Toyota Origin Dream Team - Game Two

It is time to look at your Origin Dream Team for the second game, should you make wholesale changes or are you happy with the team you have?

Remember, these players are the best of the best Australia has to offer. They are also quite handy in the Dream Team world, meaning there is not much separating each player. A few points could be the difference between success and failure in the battle between your mates.

It's not Thaiday

First things first; if you have Sam Thaiday – get rid of him. Slammin Sam has been ruled out of the game with a shoulder injury. What does this mean? Corey Parker will come into the squad and play off the bench.

Be warned – while Parker is an NRL DT gun that won’t equate to big points in Origin. At the Broncos he plays 80 minutes and kicks goals, he won’t do either on Wednesday night. Parker will probably play under 20 minutes at ANZ Stadium, so be careful if you are thinking of picking him.

Farah rakes it in

Robbie Farah take a bow. The much maligned Farah stuck it up his critics with a strong performance and in Dream Team land was the best performer from Origin I. He didn’t even play the whole 80 minutes but still managed to beat the next best player by five points!!

Coach Ricky Stuart has put his faith in the Wests Tigers rake, who is now set to play the whole match, with the Blues not naming a utility on the bench. Can he outscore Cam Smith two games in a row? Playing at ANZ Stadium in front of a sea of blue, you wouldn’t put it past him.

This decision could make or break your campaign. Farah had a lot of success running from dummy-half, if you think the Blues will get a roll-on, pick Farah. If you think slippery conditions at ANZ Stadium are more suited to the gigantic Maroons pack, pick Smith. This is probably the toughest decision facing Dream Team players.

Gallen locked in

The other interesting point for Dream Team players is that Paul Gallen has moved from prop to his more accustomed lock position.

What does this change? To be honest, the number on Gallen’s back is irrelevant. He plays tight in the middle of the field and will make just as many runs either way.

There has again been talk of a knee injury that has stopped him training with the squad, but this is captain courageous we are talking about. We all remember what he did last time he had the chance to lead the Blues in Sydney and I expect him to have a similar contribution this time around.

With four forwards on the NSW bench, there is an outside chance Ricky Stuart might interchange him at some point, but can you really imagine him getting the tap on the shoulder? It would take a tank to force Gallen from the field.

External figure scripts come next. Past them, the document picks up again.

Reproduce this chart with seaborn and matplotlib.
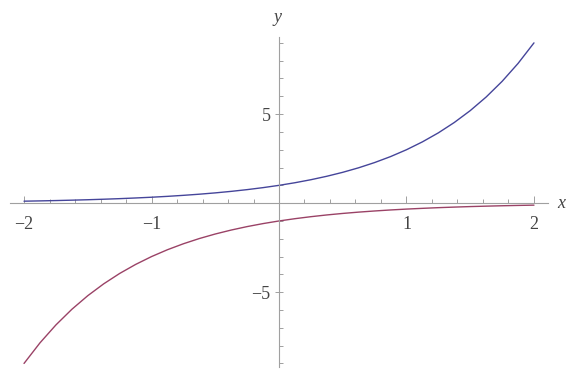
import numpy as np
import pandas as pd
import matplotlib
matplotlib.use("Agg")
import matplotlib.pyplot as plt
from matplotlib.ticker import FixedLocator, MultipleLocator
import seaborn as sns

# valores
x_vals = [-2.0, -1.875, -1.75, -1.625, -1.5, -1.375, -1.25, -1.125, -1.0,
          -0.875, -0.75, -0.625, -0.5, -0.375, -0.25, -0.125, 0.0,
          0.125, 0.25, 0.375, 0.5, 0.625, 0.75, 0.875, 1.0,
          1.125, 1.25, 1.375, 1.5, 1.625, 1.75, 1.875, 2.0]
azul = [0.111, 0.127, 0.146, 0.168, 0.192, 0.221, 0.253, 0.291, 0.333,
        0.382, 0.439, 0.503, 0.577, 0.662, 0.760, 0.872, 1.0,
        1.147, 1.316, 1.510, 1.732, 1.987, 2.280, 2.615, 3.0,
        3.442, 3.948, 4.530, 5.196, 5.961, 6.839, 7.845, 9.0]
rojo = [-9.0, -7.845, -6.839, -5.961, -5.196, -4.530, -3.948, -3.442, -3.0,
        -2.615, -2.280, -1.987, -1.732, -1.510, -1.316, -1.147, -1.0,
        -0.872, -0.760, -0.662, -0.577, -0.503, -0.439, -0.382, -0.333,
        -0.291, -0.253, -0.221, -0.192, -0.168, -0.146, -0.127, -0.111]

x_ticks = [-2, -1, 1, 2]
x_tick_labels = ["\u22122", "\u22121", "1", "2"]
y_ticks = [-5, 5]
y_tick_labels = ["\u22125", "5"]

df = pd.DataFrame({"x": x_vals, "azul": azul, "rojo": rojo})

sns.set_style("white")
plt.rcParams["font.family"] = ["Liberation Serif", "DejaVu Serif"]

fig = plt.figure(figsize=(5.75, 3.69), dpi=100)
ax = fig.add_axes([10 / 575, 1 - 367 / 369, 538 / 575, 330 / 369])

sns.lineplot(x="x", y="azul", data=df, ax=ax, color="#45459a", linewidth=1.0, sort=False)
sns.lineplot(x="x", y="rojo", data=df, ax=ax, color="#9a4266", linewidth=1.0, sort=False)

ax.set_xlim(-2.11, 2.11)
ax.set_ylim(-9.2, 9.33)

gris = "#a0a0a0"
for lado in ["top", "right"]:
    ax.spines[lado].set_visible(False)
for lado in ["left", "bottom"]:
    ax.spines[lado].set_position("zero")
    ax.spines[lado].set_color(gris)
    ax.spines[lado].set_linewidth(0.8)

ax.xaxis.set_major_locator(FixedLocator(x_ticks))
ax.set_xticklabels(x_tick_labels)
ax.xaxis.set_minor_locator(MultipleLocator(0.2))
ax.yaxis.set_major_locator(FixedLocator(y_ticks))
ax.set_yticklabels(y_tick_labels)
ax.yaxis.set_minor_locator(MultipleLocator(1))

ax.tick_params(which="both", direction="in", color=gris, width=0.7,
               labelsize=13, labelcolor="#444444")
ax.tick_params(axis="x", which="both", bottom=True, top=False)
ax.tick_params(axis="y", which="both", left=True, right=False)
ax.tick_params(which="major", length=5)
ax.tick_params(which="minor", length=3)
ax.tick_params(axis="x", which="major", pad=9)
ax.tick_params(axis="y", which="major", direction="inout", length=6, pad=3)

ax.set_xlabel("")
ax.set_ylabel("")
ax.text(2.18, 0.0, "x", style="italic", fontsize=13, color="#444444",
        ha="left", va="center", clip_on=False)
ax.text(-0.01, 10.4, "y", style="italic", fontsize=13, color="#444444",
        ha="center", va="center", clip_on=False)

fig.savefig("out.png", dpi=100)
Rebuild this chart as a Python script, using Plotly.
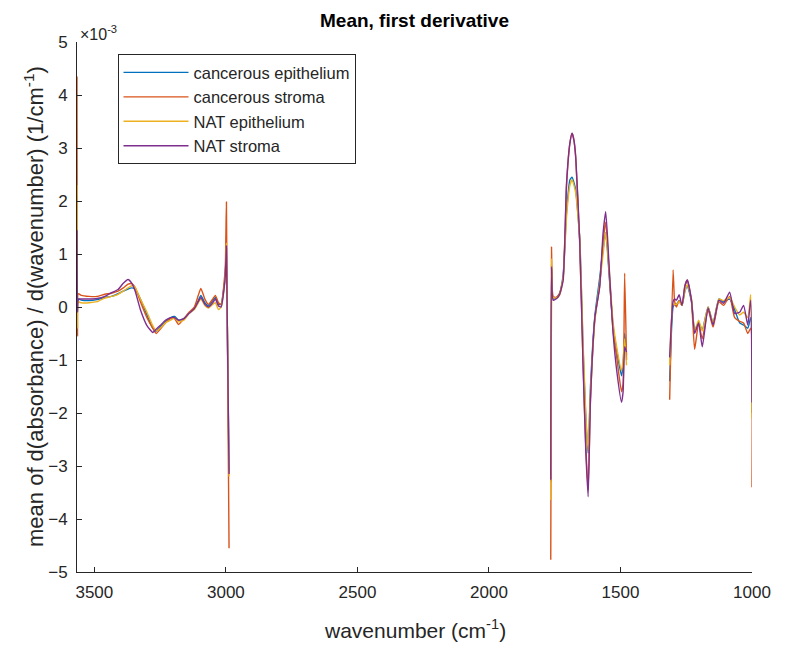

The only reason not to pick Gallen, would be if you think he is going to try too-hard. Sound strange? Gallen likes to spin in the tackle, muscle an arm free and pop an offload, this can mean big points, but there is the chance he could make a few errors under pressure. When a few points makes all the difference, these plays will be crucial in the overall rankings.

Boyd by Game One

Darius Boyd went into the game under intense scrutiny and had question marks about his form for Newcastle, he promptly responded with two tries and the equal second highest Dream Team score.

Can he do it again?

Queensland attacked the left edge to great success in Game One, you would imagine they will return to what was successful for them in Game Two. If NSW can’t fix their right side defence, Boyd will score more tries and could be a shrewd choice on the wing.

Jennings dilemma

If Michael Jennings hadn’t had that brain-snap in the opening contest, he could conceivably have been the best on ground Dream Team player. Jennings was docked 5 points for being sin-binned – but crucially – spent 10 minutes off the field. He still managed to finish fifth overall on 48 points!

He’s not your typical Dream Team gun, but if you want to roll the dice, he could be your man. If NSW win, you expect Jennings to score well.

Slated for a big performance

Slater made a few uncharacteristic mistakes in the opening contest. It won’t happen again. The Storm fullback was back to his best against the Warriors – almost as if he had a point to prove. Be warned – he rarely has two ‘quiet’ games and could be in for a massive score.

It’s your team, do what you like

The beauty of Dream Team is that it is your team. You can take advice from anyone, but at the end of the day – you run the show. There are over 30,000 players in this Origin Dream Team Competition, so don’t be afraid to be different and take a few gambles on your team selection. Sometimes, they just might pay off big.